The Dark Arts of Blood by Freda Warrington

Rating 8.0/10
For those who want to curl up with a good book.

Fourth in the Blood series following A Taste of Blood Wine, A Dance in Blood Velvet and The Dark Blood of Poppies, this story surrounds a small cast of characters who we see develop through the volume both mentally and physically.

In A Taste of Blood Wine, it was 1918 and two vampires, Karl and his master Kristian, struggled for dominance on the battlefields of the First World War. When Karl meets Charlotte, she is drawn to him more than the man she is about to marry. A Dance in Blood Velvet has Karl's former lover decide to take back what she views as hers - Karl and no Charlotte will stop her from getting what she wants. In The Dark Blood of Poppies, ballerina Violette has undergone a change that could devastate others while Violette, Karl and Charlotte are faced with a terrible destiny - to be confronted by those who they have previously fought and killed.

Proudly build as "A tale of madness, longing...and blood..." Charlotte and Karl are now faced with a newer problem, Godrick Reiniger, a film-maker who desires more than to just make movies.

The Dark Arts of Blood is separated into two parts with several smaller chapters that create an epic feel about it. These vampires seem more sophisticated than say the ones from a Stephen King novel. Their settings are bourgeois in their development and the characters never lose their edge. While the other three novels have set the scene and developed the characters, this, the latest in the series has a twist in the tale of which I am very fond of ever since reading Roald Dahl's deliciously disturbing stories. The first part centres on Charlotte wanting to have a life with Karl, one that involved them being left in peace. She no longer needs to be embroiled in the darker side of vampirism in an era of war and death. For the first time in her life, Charlotte is happy, but there is one around who could spoil her happiness.

Within all the mystery and intrigue of vampire existence, an interesting part of it is The Crystal Ring, an otherworld only for vampires that lies among the human world, yet it shows the vampires as they truly are without discrimination. Also there is a downside to it as the Crystal Ring will only allow a certain amount of vampires exist in it at any one time. This alone gives vampires a reason to live in a harmony of sorts, or risk being enemies and die. Vampires in this volume are all things, dark, sinister and beguiling, though they have a weaker side made more so by the ritual daggers or sakakin.

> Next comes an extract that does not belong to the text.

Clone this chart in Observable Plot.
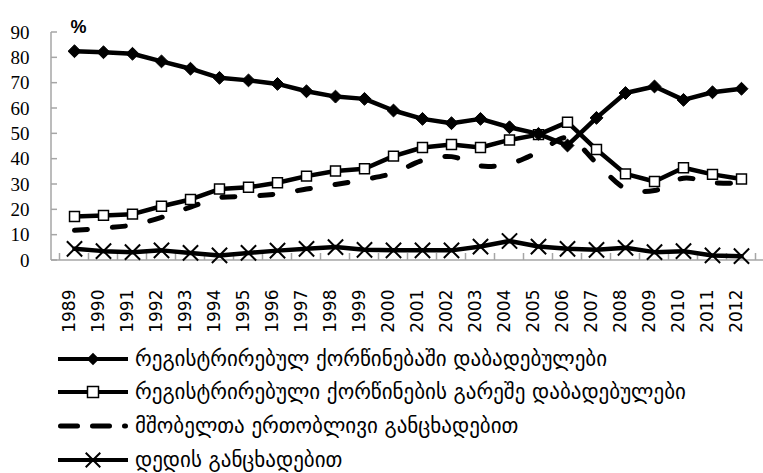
<!DOCTYPE html>
<html>
<head>
<meta charset="utf-8">
<script src="https://cdn.jsdelivr.net/npm/d3@7"></script>
<script src="https://cdn.jsdelivr.net/npm/@observablehq/plot@0.6"></script>
<style>
  body { margin: 0; background: #fff; }
  #wrap { position: relative; width: 763px; height: 473px; overflow: hidden; }
  .row { position: absolute; left: 58px; height: 30px; display: flex; align-items: center; white-space: nowrap;
         font-family: "DejaVu Sans", sans-serif; font-size: 21px; color: #000; }
  .row svg { flex: none; margin-right: 7px; }
</style>
</head>
<body>
<div id="wrap"></div>
<script>
const years = ["1989","1990","1991","1992","1993","1994","1995","1996","1997","1998","1999","2000",
               "2001","2002","2003","2004","2005","2006","2007","2008","2009","2010","2011","2012"];
const married = [82.6,82.2,81.6,78.6,75.7,72.1,71.1,69.7,66.8,64.7,63.8,59.2,55.9,54.2,55.9,52.6,50.0,45.4,56.3,66.1,68.7,63.4,66.4,67.8];
const outside = [17.4,17.8,18.3,21.4,24.1,28.2,28.9,30.7,33.3,35.3,36.2,41.2,44.6,45.8,44.6,47.6,49.7,54.6,43.8,34.2,31.2,36.6,34.0,32.2];
const joint   = [11.9,12.8,14.0,17.0,21.1,24.8,25.3,26.3,28.2,30.0,32.0,34.5,39.5,41.0,37.3,38.2,42.8,48.5,38.5,28.5,27.6,32.5,30.7,30.5];
const mother  = [4.6,3.7,3.3,4.0,3.0,2.0,3.0,3.9,4.6,5.3,4.2,4.0,4.0,4.0,5.5,7.7,5.5,4.6,4.2,5.0,3.3,3.7,2.0,1.7];
const yTicks = [0,10,20,30,40,50,60,70,80,90];
const seriesNames = [
  "რეგისტრირებულ ქორწინებაში დაბადებულები",
  "რეგისტრირებული ქორწინების გარეშე დაბადებულები",
  "მშობელთა ერთობლივი განცხადებით",
  "დედის განცხადებით"
];

const toRows = arr => years.map((y, i) => ({year: y, value: arr[i]}));
const dMarried = toRows(married), dOutside = toRows(outside), dJoint = toRows(joint), dMother = toRows(mother);

function axesMark(index, scales, values, dims) {
  const g = d3.create("svg:g").attr("stroke", "#a6a6a6").attr("stroke-width", 1.5).attr("fill", "none");
  const x0 = dims.marginLeft, x1 = dims.width - dims.marginRight;
  const yb = scales.y(0), yt = scales.y(90);
  g.append("line").attr("x1", x0).attr("x2", x0).attr("y1", yt).attr("y2", yb);
  g.append("line").attr("x1", x0).attr("x2", x1).attr("y1", yb).attr("y2", yb);
  yTicks.forEach(t => g.append("line").attr("x1", x0).attr("x2", x0 + 6).attr("y1", scales.y(t)).attr("y2", scales.y(t)));
  const xs = years.map(y => scales.x(y));
  const step = xs[1] - xs[0];
  const bounds = xs.map(x => x - step / 2).concat([xs[xs.length - 1] + step / 2]);
  bounds.forEach(b => g.append("line").attr("x1", b).attr("x2", b).attr("y1", yb).attr("y2", yb - 7));
  return g.node();
}

const SERIF = "'Liberation Serif', 'DejaVu Serif', serif";
const SANS = "'DejaVu Sans', sans-serif";

const chart = Plot.plot({
  width: 763, height: 340,
  marginLeft: 51, marginRight: 0, marginTop: 32, marginBottom: 80,
  style: {background: "#fff", color: "#000"},
  x: {type: "point", domain: years, padding: 0.5, axis: null},
  y: {domain: [0, 90], axis: null},
  marks: [
    axesMark,
    Plot.text(yTicks, {y: d => d, text: d => String(d), frameAnchor: "left", textAnchor: "end", dx: -22,
                       fontSize: 19, fontFamily: SERIF, fill: "#000", ariaLabel: "ytick"}),
    Plot.text(years, {x: d => d, text: d => d, frameAnchor: "bottom", rotate: -90, textAnchor: "end", dy: 29,
                      fontSize: 17, fontFamily: SANS, fill: "#000", ariaLabel: "xtick"}),
    Plot.text(["%"], {frameAnchor: "top-left", dx: 19, dy: -12, text: d => d, fontSize: 18, fontWeight: "bold", fontFamily: "'Liberation Sans', sans-serif"}),
    Plot.line(dJoint, {x: "year", y: "value", stroke: "#000", strokeWidth: 5, strokeDasharray: "13,25", strokeLinecap: "round", curve: "catmull-rom"}),
    Plot.line(dMother, {x: "year", y: "value", stroke: "#000", strokeWidth: 4.5}),
    Plot.dot(dMother, {x: "year", y: "value", symbol: "times", r: 7, stroke: "#000", strokeWidth: 2}),
    Plot.line(dOutside, {x: "year", y: "value", stroke: "#000", strokeWidth: 4.5}),
    Plot.dot(dOutside, {x: "year", y: "value", symbol: "square", r: 5.6, fill: "#fff", stroke: "#000", strokeWidth: 1.5}),
    Plot.line(dMarried, {x: "year", y: "value", stroke: "#000", strokeWidth: 4.5}),
    Plot.dot(dMarried, {x: "year", y: "value", symbol: "diamond2", r: 5.8, fill: "#000", stroke: "#000", strokeWidth: 1})
  ]
});

d3.select(chart).selectAll('g[aria-label="ytick"] text').style("font-family", SERIF).style("font-size", "19px");
d3.select(chart).selectAll('g[aria-label="xtick"] text').style("font-family", SANS).style("font-size", "17px");

const wrap = document.getElementById("wrap");
wrap.appendChild(chart);

// Legend
const rowCenters = [359, 392, 426, 460];
const swatches = [
  s => { s.append("line").attr("x1",0).attr("x2",70).attr("y1",10).attr("y2",10).attr("stroke","#000").attr("stroke-width",4);
         s.append("path").attr("d", d3.symbol(d3.symbolDiamond2, 100)()).attr("transform","translate(35,10)").attr("fill","#000"); },
  s => { s.append("line").attr("x1",0).attr("x2",70).attr("y1",10).attr("y2",10).attr("stroke","#000").attr("stroke-width",4);
         s.append("rect").attr("x",29.5).attr("y",4.5).attr("width",11).attr("height",11).attr("fill","#fff").attr("stroke","#000").attr("stroke-width",1.5); },
  s => { s.append("line").attr("x1",2.5).attr("x2",67.5).attr("y1",10).attr("y2",10).attr("stroke","#000").attr("stroke-width",5)
           .attr("stroke-dasharray","17,15").attr("stroke-linecap","round"); },
  s => { s.append("line").attr("x1",0).attr("x2",70).attr("y1",10).attr("y2",10).attr("stroke","#000").attr("stroke-width",4);
         s.append("path").attr("d", d3.symbol(d3.symbolTimes, 140)()).attr("transform","translate(35,10)").attr("stroke","#000").attr("stroke-width",2).attr("fill","none"); }
];
seriesNames.forEach((name, i) => {
  const row = document.createElement("div");
  row.className = "row";
  row.style.top = (rowCenters[i] - 15) + "px";
  const sv = d3.create("svg").attr("width", 70).attr("height", 20);
  swatches[i](sv);
  row.appendChild(sv.node());
  const span = document.createElement("span");
  span.textContent = name;
  row.appendChild(span);
  wrap.appendChild(row);
});
</script>
</body>
</html>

For Godrick, there is one missing out of the many and he is desperate to take it from the one vampire who he is afraid of.
With an air of the theatrical, Warrington manages to create a luxurious tale that ties up loose ends from the other two novels and leaves fans wanting more of the same. Each character has their own personality, the one they show and the one they try to hide. Godrick pretends to be the dominant, feared man who always gets what he wants but is fearful of the vampires he is supposed to loathe.

In the style of such as Anne Rice, Warrington has made a tale that beats convention and shows readers what is more likely to happen to vampires than in many other novels. It is great to see that what were once 90’s novels have been re published for a fresh audience who have already indulged in the Twilight novels. The cover art for this one and the other three is striking and beautiful in a gothic way and tells a lot about the kind of novels they are. This is for those who want to curl up with a good book, but they might want to first invest in the other three novels, as it is well worth it.